ST. ALBANS CITY — The city only has to wait two weeks for this year’s Festival of Trees, which begins the city’s second decade of the festival.

Attendees might mark their calendars now, but for the festival’s organizing committee, chaired by Judy Zsoldos, the festival is almost a year-long affair.

Zsoldos told the Messenger the festival committee begins planning every January.

“Now we’re down to the nitty-grittys,” she said.

The Festival of Trees is a week of activities here in the city essentially kicking off the holiday season.

The tree-lighting ceremony in Taylor Park begins the festival, as usual, the Saturday after Thanksgiving, Nov. 30.

That ceremony starts with representatives from the Franklin County Animal Rescue conducting a pet memorial and prayer at 4:45 p.m.

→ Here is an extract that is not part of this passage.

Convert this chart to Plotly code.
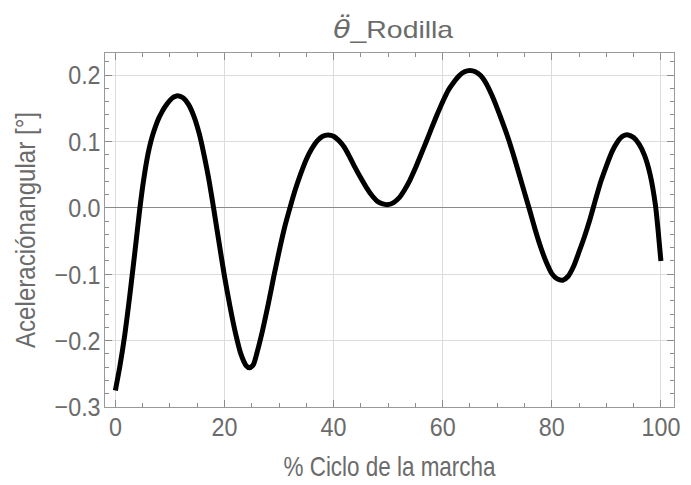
import plotly.graph_objects as go

# Knee angular acceleration over the gait cycle (% of cycle vs value)
ciclo = [0, 0.8, 1.7, 2.6, 3.5, 4.5, 5.0, 5.5, 6.0, 6.5, 7.0, 7.5, 8.0, 8.5, 9.0,
         9.5, 10.0, 10.5, 11.0, 11.4, 12.4, 13.4, 14.4, 15.4, 16.4, 17.2, 18, 19,
         20, 21, 22, 23, 24, 24.6, 25.3, 26, 27, 28, 29, 30, 31, 32, 33, 34, 35,
         36, 37, 38, 39, 40, 41, 42, 43, 44, 45, 46, 47, 48, 49, 50, 51, 52, 53,
         54, 55, 56, 57, 58, 59, 60, 61, 62, 63, 64, 65, 66, 67, 68, 69, 70, 71,
         72, 73, 74, 75, 76, 77, 78, 79, 80, 81, 82, 83, 84, 85, 86, 87, 88, 89,
         90, 91, 92, 93, 94, 95, 96, 97, 98, 99, 99.5, 100]
aceleracion = [-0.275, -0.240, -0.193, -0.135, -0.072, 0.0, 0.032, 0.059, 0.082,
               0.100, 0.114, 0.126, 0.136, 0.144, 0.151, 0.157, 0.162, 0.166,
               0.168, 0.169, 0.166, 0.156, 0.138, 0.111, 0.074, 0.040, 0.0, -0.052,
               -0.103, -0.148, -0.188, -0.220, -0.238, -0.241, -0.236, -0.217,
               -0.184, -0.146, -0.105, -0.066, -0.030, 0.0, 0.028, 0.052, 0.073,
               0.089, 0.101, 0.108, 0.110, 0.108, 0.101, 0.091, 0.076, 0.060, 0.045,
               0.031, 0.019, 0.010, 0.006, 0.005, 0.008, 0.015, 0.027, 0.042, 0.060,
               0.080, 0.100, 0.121, 0.141, 0.160, 0.177, 0.189, 0.199, 0.205, 0.207,
               0.205, 0.199, 0.187, 0.170, 0.150, 0.128, 0.105, 0.079, 0.051, 0.023,
               -0.005, -0.034, -0.060, -0.082, -0.099, -0.107, -0.109, -0.103,
               -0.088, -0.066, -0.043, -0.017, 0.012, 0.040, 0.063, 0.084, 0.099,
               0.108, 0.110, 0.106, 0.096, 0.079, 0.051, 0.004, -0.035, -0.080]

x_ticks = [0, 20, 40, 60, 80, 100]
y_ticks = [-0.3, -0.2, -0.1, 0.0, 0.1, 0.2]
y_tick_text = ["\u22120.3", "\u22120.2", "\u22120.1", "0.0", "0.1", "0.2"]

FONT = "Liberation Sans, Arial, sans-serif"
TXT = "#6b6b6b"
FRAME = "#9a9a9a"
GRID = "#dcdcdc"

fig = go.Figure()
fig.add_trace(go.Scatter(
    x=ciclo, y=aceleracion, mode="lines",
    line=dict(color="black", width=5, shape="spline", smoothing=0.6),
    showlegend=False, hoverinfo="skip",
))

axis_common = dict(
    showline=True, linecolor=FRAME, linewidth=1.2, mirror="ticks",
    ticks="inside", ticklen=7, tickcolor="#8c8c8c", tickwidth=1,
    showgrid=True, gridcolor=GRID, gridwidth=1,
    tickfont=dict(family=FONT, size=26.5, color=TXT),
)

fig.update_xaxes(
    range=[-1.9, 102.4], tickvals=x_ticks, ticktext=[str(v) for v in x_ticks],
    zeroline=False, ticklabelstandoff=-4,
    minor=dict(dtick=5, tick0=0, ticks="inside", ticklen=4, tickcolor="#8c8c8c", showgrid=False),
    title=dict(text="% Ciclo de la marcha", font=dict(family=FONT, size=28, color=TXT), standoff=15),
    **axis_common,
)
fig.update_yaxes(
    range=[-0.3, 0.2334], tickvals=y_ticks, ticktext=y_tick_text,
    zeroline=True, zerolinecolor="#8a8a8a", zerolinewidth=1.2, ticklabelstandoff=-2,
    minor=dict(dtick=0.02, tick0=0, ticks="inside", ticklen=4, tickcolor="#8c8c8c", showgrid=False),
    title=dict(text="Aceleraciónangular [°]", font=dict(family=FONT, size=27, color=TXT), standoff=4),
    **axis_common,
)

fig.update_layout(
    width=691, height=485,
    margin=dict(l=104.5, r=8.3, t=52.7, b=76.7),
    paper_bgcolor="white", plot_bgcolor="white",
    title=dict(text="<i><span style='font-family:DejaVu Sans'>θ\u0308</span></i>_Rodilla",
               x=0.569, xanchor="center", y=0.94, yanchor="middle",
               font=dict(family=FONT, size=24, color=TXT)),
)

# Narrow the label text horizontally, keeping glyph height
narrow_text = """
var gd = document.getElementById('{plot_id}');
function squeeze(sel, ratio, target) {
  gd.querySelectorAll(sel).forEach(function (t) {
    var len = t.getComputedTextLength();
    var w = target ? target : len * ratio;
    t.setAttribute('textLength', w.toFixed(2));
    t.setAttribute('lengthAdjust', 'spacingAndGlyphs');
  });
}
squeeze('.xtick text', 0.88);
squeeze('.ytick text', 0.88);
squeeze('.xtitle', 0, 212);
squeeze('.ytitle', 0, 236);
squeeze('.gtitle', 0, 120);
"""

fig.write_html("out.html", post_script=narrow_text)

Then, at 5 p.m., the city’s Christmas tree lights up, accompanied by an onset of carolers.

Santa Claus makes an early appearance and the St. Albans City Fire Dept. gets a bonfire cooking, by which attendees can enjoy free cider and cookies from St. Albans Community Arts and the Festival of Trees committee.

St. Albans City School students pressed this year’s cider.

That’s not all. The Taco Truck All Stars sell hot food and cocoa from a food truck parked on Church Street, on the east side of the park.

And fireworks finish the whole thing off around 6 p.m.

It’s an explosive start to a bustling week.

“There’s just so much to do,” Zsoldos said.

And she said what there is to do changes every year.

Zsoldos told the Messenger the festival committee “tweaks it a little bit” each year.

Some of those “tweaks” might be obvious, like changing the festival’s theme year to year. Zsoldos said “winter carnival” is this year’s theme.

But other tweaks, she said, are so slight many people might not notice.

One thing that hasn’t changed is the festival’s centerpiece: the fundraising gala at City Hall.

This year the gala is Dec. 6, from 6 p.m. to midnight.

Admission to the gala costs $50, but Zsoldos said all the gala’s proceeds benefit Martha’s Kitchen and the food shelf.

Supersounds plays the gala from 6-8 p.m. while attendees munch on the buffet. There’s a cash bar as well.

Then comes a charity auction, on top of an all-night silent auction and raffle.

From there, attendees simply dance the night away.

The committee promises a “spectacularly decorated” City Hall, including “a plethora of beautiful, creative and intriguing holiday trees” local organizations donated.

Those interested can purchase tickets through the gala’s Facebook or Eventbrite pages.

The weekend of the gala promises to be a lively one in the city.

Kids can take a “Journey to the North Pole” on Saturday, Dec. 7, a mile-long guided walk through the city beginning at City Hall and traversing nine different locations, with a different kid-friendly activity at each.

Any kid who completes the walk is entered into a prize raffle — the grand prize being a St. Albans Recreation Dept. gift certificate.

RiseVT sponsors the event.

That “journey” is sandwiched between time with Santa.

First, a breakfast, including pictures with Santa, at St. Mary’s Parish from 8-10 a.m.

Then the St. Albans Museum, on Church Street, becomes Santa’s Workshop from 9 a.m. to 5 p.m., although Santa himself doesn’t appear until 10:30 a.m., allowing time for him to digest his breakfast.

Children there can partake in crafts including decorating gingerbread people.

The same weekend includes two days of live entertainment as well as a tree showcase, Saturday from 9 a.m. to 5 p.m. and Sunday from 11 a.m. to 3 p.m.

Visitors can see the aforementioned trees decorated and donated by community members.

The festival committee is also auctioning and raffling those trees.

But the trees alone will be standing still, surrounded not only by visitors but also by an entourage of live performers, dancing and singing throughout the course of the weekend.

The festival week also includes the Running of the Bells on Dec. 5, in which community members adorn themselves in costumes and bells and take off for a mile course downtown to the benefit of Operation Happiness.

There’s a children’s pajama party, with holiday stories, at the St. Albans Free Library on Dec. 3 at 6 p.m., a free holiday movie at the Welden Theatre on Dec. 4 at 6:30 p.m., movie title as yet undisclosed, and, for the adults, a “Twenties holiday party” Dec. 3 at the Clothier, a “speakeasy” opening beside Twiggs on North Main Street.

That shindig begins at 6 p.m. and includes live jazz. Jazz Age attire optional.

The Messenger asked Zsoldos if the festival committee needs volunteers ahead of the festival’s start, but Zsoldos said all the committee needs now is people “coming and enjoying” the festival activities.

“This is a community event,” she said. “We want as many [attendees] as possible.”